-- BEGIN --

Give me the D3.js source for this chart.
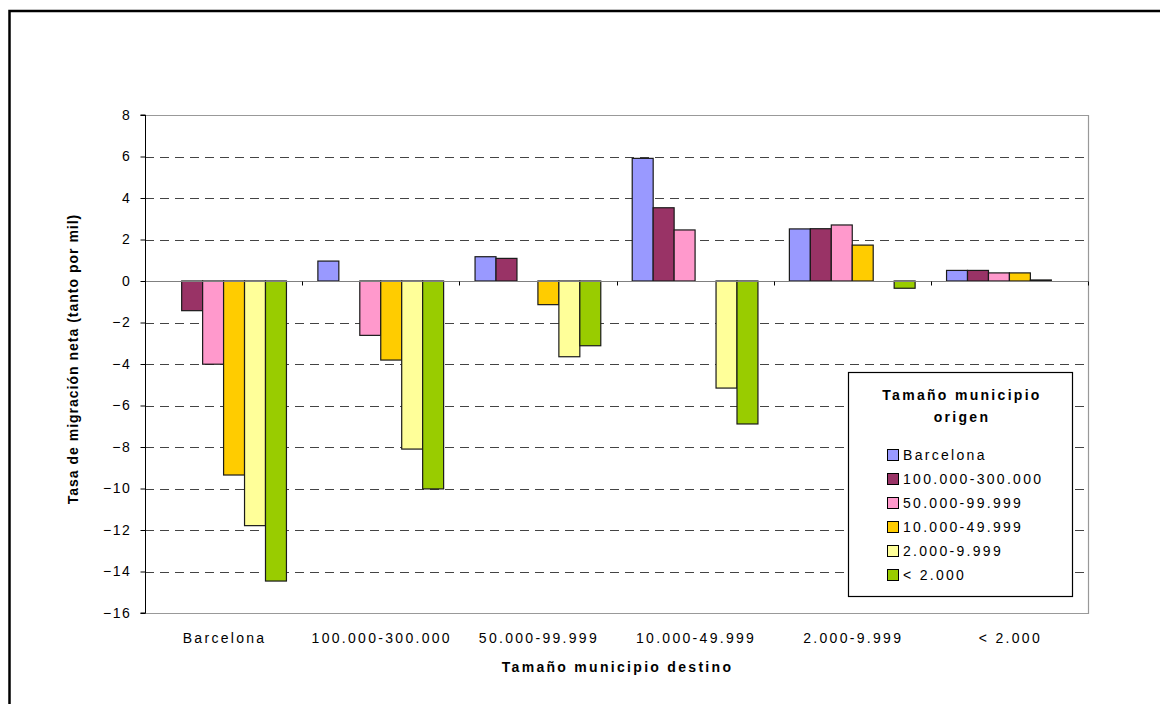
<!DOCTYPE html>
<html>
<head>
<meta charset="utf-8">
<script src="https://cdn.jsdelivr.net/npm/d3@7"></script>
<style>
  html, body { margin: 0; padding: 0; background: #fff; }
  svg text { font-family: Arial, "Liberation Sans", sans-serif; fill: #000; }
</style>
</head>
<body>
<svg id="chart" width="1160" height="704"></svg>
<script>
// Destination municipality size (x categories)
const destinos = ["Barcelona", "100.000-300.000", "50.000-99.999", "10.000-49.999", "2.000-9.999", "< 2.000"];
// Origin municipality size (series)
const origenes = ["Barcelona", "100.000-300.000", "50.000-99.999", "10.000-49.999", "2.000-9.999", "< 2.000"];
const colores = ["#9999FF", "#993366", "#FF99CC", "#FFCC00", "#FFFF99", "#99CC00"];

// Net migration rate (per thousand), one array per origin, ordered by destination
const serieBarcelona = [0, 0.96, 1.17, 5.91, 2.51, 0.51];
const serie100k      = [-1.43, 0, 1.09, 3.53, 2.52, 0.51];
const serie50k       = [-4.01, -2.62, 0, 2.46, 2.70, 0.39];
const serie10k       = [-9.35, -3.81, -1.14, 0, 1.73, 0.39];
const serie2k        = [-11.79, -8.10, -3.65, -5.16, 0, 0.05];
const serieMenos2k   = [-14.46, -10.02, -3.12, -6.89, -0.35, 0];
const series = [serieBarcelona, serie100k, serie50k, serie10k, serie2k, serieMenos2k];

const yTicks = [8, 6, 4, 2, 0, -2, -4, -6, -8, -10, -12, -14, -16];

const svg = d3.select("#chart");
const LS = "2.3px";

// Outer frame
svg.append("rect")
  .attr("x", 9.5).attr("y", 11).attr("width", 1200).attr("height", 800)
  .attr("fill", "none").attr("stroke", "#000").attr("stroke-width", 2.5);

const plot = { left: 145, right: 1088, top: 115, bottom: 613 };

const x0 = d3.scaleBand().domain(destinos).range([plot.left, plot.right]).padding(0);
const x1 = d3.scaleBand().domain(d3.range(origenes.length))
  .range([0, x0.bandwidth()]).paddingInner(0).paddingOuter(0.75);
const y = d3.scaleLinear().domain([-16, 8]).range([plot.bottom, plot.top]);

// Dashed gridlines
svg.append("g")
  .selectAll("line")
  .data(yTicks.filter(v => v !== 8 && v !== 0 && v !== -16))
  .join("line")
  .attr("x1", plot.left).attr("x2", plot.right)
  .attr("y1", d => Math.round(y(d)) + 0.5).attr("y2", d => Math.round(y(d)) + 0.5)
  .attr("stroke", "#444").attr("stroke-width", 1)
  .attr("stroke-dasharray", "9,6");

// Plot area border (top, right, bottom)
svg.append("path")
  .attr("d", `M${plot.left},${Math.round(y(8)) + 0.5}H${plot.right + 0.5}V${Math.round(y(-16)) + 0.5}H${plot.left}`)
  .attr("fill", "none").attr("stroke", "#999").attr("stroke-width", 1.2);

// Bars
const grupos = svg.append("g")
  .selectAll("g")
  .data(destinos)
  .join("g")
  .attr("transform", d => `translate(${x0(d)},0)`);

grupos.selectAll("rect")
  .data((d, i) => series.map((s, k) => ({ k, v: s[i] })).filter(e => e.v !== 0))
  .join("rect")
  .attr("x", e => x1(e.k))
  .attr("width", x1.bandwidth())
  .attr("y", e => y(Math.max(0, e.v)))
  .attr("height", e => Math.abs(y(e.v) - y(0)))
  .attr("fill", e => colores[e.k])
  .attr("stroke", "#1a1a1a").attr("stroke-width", 1.2);

// Zero line (category axis)
const y0 = Math.round(y(0)) + 0.5;
svg.append("line")
  .attr("x1", plot.left).attr("x2", plot.right)
  .attr("y1", y0).attr("y2", y0)
  .attr("stroke", "#808080").attr("stroke-width", 1.2);

// Category tick marks on the zero line
svg.append("g")
  .selectAll("line")
  .data(destinos.map(d => x0(d)).slice(1).concat([plot.right]))
  .join("line")
  .attr("x1", d => Math.round(d) + 0.5).attr("x2", d => Math.round(d) + 0.5)
  .attr("y1", y0).attr("y2", y0 + 4)
  .attr("stroke", "#000").attr("stroke-width", 1);

// Value axis
const yAxis = d3.axisLeft(y).tickValues(yTicks).tickSize(5).tickPadding(9)
  .tickFormat(d3.format("d"));
const gy = svg.append("g")
  .attr("transform", `translate(${plot.left + 0.5},0)`)
  .call(yAxis);
gy.select(".domain").attr("stroke", "#000").attr("d", `M-5,${y(8)}H0V${y(-16)}H-5`);
gy.selectAll(".tick line").attr("stroke", "#000");
gy.selectAll(".tick text")
  .attr("font-size", 14).style("letter-spacing", "1.6px")
  .attr("font-family", "Arial, 'Liberation Sans', sans-serif").attr("fill", "#000");

// Category labels below the plot
svg.append("g")
  .selectAll("text")
  .data(destinos)
  .join("text")
  .attr("x", d => x0(d) + x0.bandwidth() / 2 + 1)
  .attr("y", 643)
  .attr("text-anchor", "middle")
  .attr("font-size", 14)
  .style("letter-spacing", LS)
  .text(d => d);

// Axis titles
svg.append("text")
  .attr("x", (plot.left + plot.right) / 2 + 1).attr("y", 672)
  .attr("text-anchor", "middle").attr("font-size", 14).attr("font-weight", "bold")
  .style("letter-spacing", LS)
  .text("Tamaño municipio destino");

svg.append("text")
  .attr("transform", `translate(78,${(plot.top + plot.bottom) / 2 - 5}) rotate(-90)`)
  .attr("text-anchor", "middle").attr("font-size", 14).attr("font-weight", "bold")
  .style("letter-spacing", "1px")
  .text("Tasa de migración neta (tanto por mil)");

// Legend
const lg = svg.append("g");
lg.append("rect")
  .attr("x", 848.5).attr("y", 372.5).attr("width", 224).attr("height", 224)
  .attr("fill", "#fff").attr("stroke", "#000").attr("stroke-width", 1.2);
lg.append("text")
  .attr("x", 961).attr("y", 400)
  .attr("text-anchor", "middle").attr("font-size", 14).attr("font-weight", "bold")
  .style("letter-spacing", LS)
  .selectAll("tspan")
  .data(["Tamaño municipio", "origen"])
  .join("tspan")
  .attr("x", 962).attr("dy", (d, i) => i === 0 ? 0 : 21.5)
  .text(d => d);

const items = lg.selectAll("g.item")
  .data(origenes)
  .join("g")
  .attr("class", "item")
  .attr("transform", (d, i) => `translate(887,${455 + i * 24})`);
items.append("rect")
  .attr("x", 0.5).attr("y", -5.5).attr("width", 11).attr("height", 11)
  .attr("fill", (d, i) => colores[i]).attr("stroke", "#000").attr("stroke-width", 1);
items.append("text")
  .attr("x", 16).attr("y", 5)
  .attr("font-size", 14)
  .style("letter-spacing", LS)
  .text(d => d);
</script>
</body>
</html>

-- END --

**DIRECTIONS:** Track down every line holding the string "chart" and copy it.

**FULL OUTPUT:**
Give me the D3.js source for this chart.
<svg id="chart" width="1160" height="704"></svg>
const svg = d3.select("#chart");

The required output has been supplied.